Imaging the Father

Letters to My Family Solomon's GloryLeave a Comment on Imaging the Father

Imaging the Father

The fear of the LORD is the beginning of knowledge: but fools despise wisdom and instruction. My son, hear the instruction of thy father, and forsake not the law of thy mother: For they shall be an ornament of grace unto thy head, and chains about thy neck.  (Pro 1:7-9 KJV)

Men as fathers play a strong role in their children’s view of God.  We as fathers can instill many false views of God into our children by our words and actions. Absence, abuse, anger, and apathy have been common for five decades now and have resulted in generations of increasing aimlessness, restlessness, and worthlessness.  For far too many young men, the closest father figure they have is an officer of the court.  This is how it is today.  The beginning of this calamity was not so.
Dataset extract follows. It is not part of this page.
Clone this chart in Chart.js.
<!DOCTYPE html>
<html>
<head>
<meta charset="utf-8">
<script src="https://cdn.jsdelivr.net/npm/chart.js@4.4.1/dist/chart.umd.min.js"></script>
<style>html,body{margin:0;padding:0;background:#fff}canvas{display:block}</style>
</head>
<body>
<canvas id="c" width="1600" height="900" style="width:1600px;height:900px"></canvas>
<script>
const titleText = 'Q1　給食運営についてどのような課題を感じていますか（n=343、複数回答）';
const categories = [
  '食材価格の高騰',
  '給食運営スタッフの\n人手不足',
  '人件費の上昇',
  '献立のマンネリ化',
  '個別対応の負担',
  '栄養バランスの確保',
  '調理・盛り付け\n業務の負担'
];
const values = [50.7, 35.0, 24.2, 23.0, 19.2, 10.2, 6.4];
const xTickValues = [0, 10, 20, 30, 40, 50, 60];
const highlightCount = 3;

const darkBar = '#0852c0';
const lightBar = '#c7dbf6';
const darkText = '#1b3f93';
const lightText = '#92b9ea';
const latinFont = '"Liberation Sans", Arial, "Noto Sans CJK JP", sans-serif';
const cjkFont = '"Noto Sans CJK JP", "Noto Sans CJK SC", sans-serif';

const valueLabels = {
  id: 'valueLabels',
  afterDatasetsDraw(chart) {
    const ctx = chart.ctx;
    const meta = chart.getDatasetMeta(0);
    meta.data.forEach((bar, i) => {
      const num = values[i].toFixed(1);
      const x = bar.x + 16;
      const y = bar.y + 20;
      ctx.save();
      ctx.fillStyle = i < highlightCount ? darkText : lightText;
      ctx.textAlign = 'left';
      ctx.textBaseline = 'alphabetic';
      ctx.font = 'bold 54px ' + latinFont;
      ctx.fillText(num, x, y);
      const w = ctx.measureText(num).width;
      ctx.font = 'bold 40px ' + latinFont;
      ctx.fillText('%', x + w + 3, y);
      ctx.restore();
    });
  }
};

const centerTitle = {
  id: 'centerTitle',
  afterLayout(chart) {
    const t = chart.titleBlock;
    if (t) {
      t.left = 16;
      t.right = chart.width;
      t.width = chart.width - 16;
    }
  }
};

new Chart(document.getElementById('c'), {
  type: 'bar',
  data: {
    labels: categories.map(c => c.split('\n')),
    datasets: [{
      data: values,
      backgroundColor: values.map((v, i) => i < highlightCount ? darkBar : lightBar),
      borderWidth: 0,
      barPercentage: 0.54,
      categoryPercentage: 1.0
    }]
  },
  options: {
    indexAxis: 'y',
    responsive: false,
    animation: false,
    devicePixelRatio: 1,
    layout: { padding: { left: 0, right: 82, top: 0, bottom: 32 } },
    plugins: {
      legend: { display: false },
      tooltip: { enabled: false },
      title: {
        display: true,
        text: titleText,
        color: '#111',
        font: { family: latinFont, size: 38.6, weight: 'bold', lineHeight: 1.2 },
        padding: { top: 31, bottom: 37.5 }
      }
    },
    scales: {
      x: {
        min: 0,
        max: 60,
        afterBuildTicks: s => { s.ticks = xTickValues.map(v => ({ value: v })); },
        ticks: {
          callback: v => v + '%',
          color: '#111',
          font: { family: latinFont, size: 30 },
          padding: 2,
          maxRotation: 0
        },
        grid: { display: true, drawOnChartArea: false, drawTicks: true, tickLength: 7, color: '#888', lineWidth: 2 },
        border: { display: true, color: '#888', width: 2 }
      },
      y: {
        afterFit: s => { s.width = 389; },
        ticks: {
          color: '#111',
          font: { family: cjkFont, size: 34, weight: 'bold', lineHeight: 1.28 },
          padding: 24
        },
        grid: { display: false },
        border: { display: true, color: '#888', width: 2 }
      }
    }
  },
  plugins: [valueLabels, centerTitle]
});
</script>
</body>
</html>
The fear spoken of here is not fearing condemnation by God as Judge.  It is the familial reverence for God as Father.  When children have a good relationship with their father they “fear” what will disappoint him–actions which besmirch the name they have been given.  Even when they do disappoint they know that whatever actions are taken by their father will be done in love and for the good of the children.  This means they trust their father even when he disciplines them because they are certain of his love for them.  It is crucial for men as fathers to image this love of God to their children.  Absent this, there is only ever a quivering fear and resentment of the punishment to come.
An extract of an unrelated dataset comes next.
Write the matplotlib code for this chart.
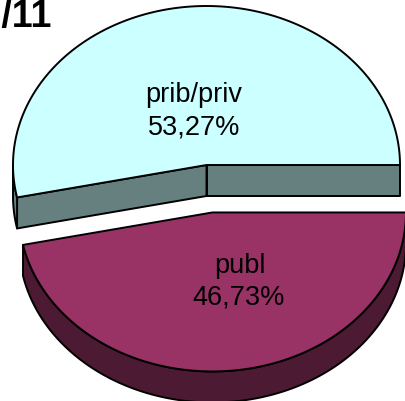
import numpy as np
import matplotlib
matplotlib.use("Agg")
import matplotlib.pyplot as plt
from matplotlib.patches import Polygon

# Data
labels = ["prib/priv", "publ"]
values = [53.27, 46.73]
top_colors = ["#CCFFFF", "#993366"]
side_colors = ["#668080", "#4D1A33"]
explode = [0.0, 0.3]
title = "2010/11"

W, H = 405, 402
fig = plt.figure(figsize=(W / 100, H / 100), dpi=100)
ax = fig.add_axes([0, 0, 1, 1])
ax.set_xlim(0, W)
ax.set_ylim(H, 0)
ax.axis("off")

# pie geometry (pixel space, y grows downward)
cx, cy = 206.5, 166.0
rx, ry = 193.5, 159.0
depth = 31.0
lw = 1.4
font = "Liberation Sans"


def pt(theta, ox, oy, dz=0.0):
    return (ox + rx * np.cos(theta), oy - ry * np.sin(theta) + dz)


def arc(a, b, ox, oy, dz=0.0, n=200):
    t = np.linspace(a, b, n)
    return np.column_stack([ox + rx * np.cos(t), oy - ry * np.sin(t) + dz])


total = sum(values)
start = 0.0
label_pos = [((194, 102), (194, 135)), ((240, 273), (239, 305))]

for i, v in enumerate(values):
    a = start
    b = start + 2 * np.pi * v / total
    start = b
    mid = (a + b) / 2
    ox = cx + explode[i] * rx * np.cos(mid)
    oy = cy - explode[i] * ry * np.sin(mid)

    faces = []
    # radial cut faces facing the viewer
    for ang, vis in ((a, np.cos(a) > 1e-9), (b, np.cos(b) < -1e-9)):
        if vis:
            p = pt(ang, ox, oy)
            faces.append([(ox, oy), p, (p[0], p[1] + depth), (ox, oy + depth)])
    # outer curved wall on the front half
    lo, hi = max(a, np.pi), min(b, 2 * np.pi)
    if hi > lo:
        top_edge = arc(lo, hi, ox, oy)
        bot_edge = arc(hi, lo, ox, oy, depth)
        faces.append(np.vstack([top_edge, bot_edge]))
    for f in faces:
        ax.add_patch(Polygon(f, closed=True, facecolor=side_colors[i],
                             edgecolor="black", lw=lw, joinstyle="round"))

    top = np.vstack([[ox, oy], arc(a, b, ox, oy)])
    ax.add_patch(Polygon(top, closed=True, facecolor=top_colors[i],
                         edgecolor="black", lw=lw, joinstyle="round"))

    (x1, y1), (x2, y2) = label_pos[i]
    ax.text(x1, y1, labels[i], ha="center", va="baseline",
            fontsize=19.5, family=font, color="black")
    ax.text(x2, y2, f"{v:.2f}%".replace(".", ","), ha="center", va="baseline",
            fontsize=19.5, family=font, color="black")

ax.text(52, 27, title, ha="right", va="baseline", fontsize=27,
        fontweight="bold", family=font, color="black")

fig.savefig("out.png", dpi=100, facecolor="white")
This fear, this reverence, is here called the beginning of knowledge.  This means the foundation, the guide, the head of knowledge.  It guides and supports knowledge in the same way the foundation of a building guides and supports the building above it.  The stronger the fear (reverence) of the Lord, the stronger the life is that is built on this foundation.  With this foundation, a life can be built that is beautiful and the building of it deeply meaningful.

Laying this foundation in a son’s life requires the dedication of both fathers and mothers.

Fathers must instruct, this means they must reprove, but also means that they turn sons to the direction they should go.  This is moral instruction, but it is also a careful observation and understanding of the gifts, talents, abilities, and aspirations of their sons, and the use of that understanding to tailor how they approach the teaching and discipline of each son.  This is coupled with loving the children so that they know that there is no end to their father’s love.

Mothers must teach the law of the household.  The nature of boys is often to be wild and unruly.  They must be civilized, taught how to live with order and expectations of responsibility and authority.  Their first glimpse of this comes from their mother and how she orders the household.  Proverbs 31 gives a high standard of such ordering: a woman who diligently engages in housework, teaching, running a farm/vineyard, an international business, and charity work for the poor.  She is so diligent in these works to order her household, that her husband’s reputation is based on his wife’s good name.  By action and example, she teaches these things to her children.

Failure to do these things brings about a generation of fools who despise wisdom and instruction.  The word despise means to “attack the house”.  It is not the case that they simply ignore wisdom and instruction. They actively seek to burn it down to ashes. Principles, traditions, institutions, are all attacked relentlessly, not because they have failed, but because they have succeeded.  As such bulwarks are weakened and begin tottering, it then becomes easy to topple them.

This is what happened over a long period in America, starting after the Civil War and accelerating during the twentieth century.  During the sixties, this destruction reached a crescendo but did not stop.  Instead, foolishness was plunged deep into the culture and proclaimed loudly from the rooftops.  New principles, traditions, and institutions were, and are, constantly proposed and tried, but all fail because they are like building a highrise on mud. Collapse is inevitable and inescapable.  Each generation becomes more foolish, despising the one before it, more unstable, more incapable, and ever surer of their moral superiority.

For too many Christians, the answer to this tottering civilization of ours is to buttress the rickety structure with calls for action to that great Baal of our time, the government.  But as the one of old, this one too will prove mute and powerless to bring what is needed.

The answer lies in that simple phrase, “the fear of the Lord is the beginning of knowledge.”  How much will be lost before we return to its simplicity and grace?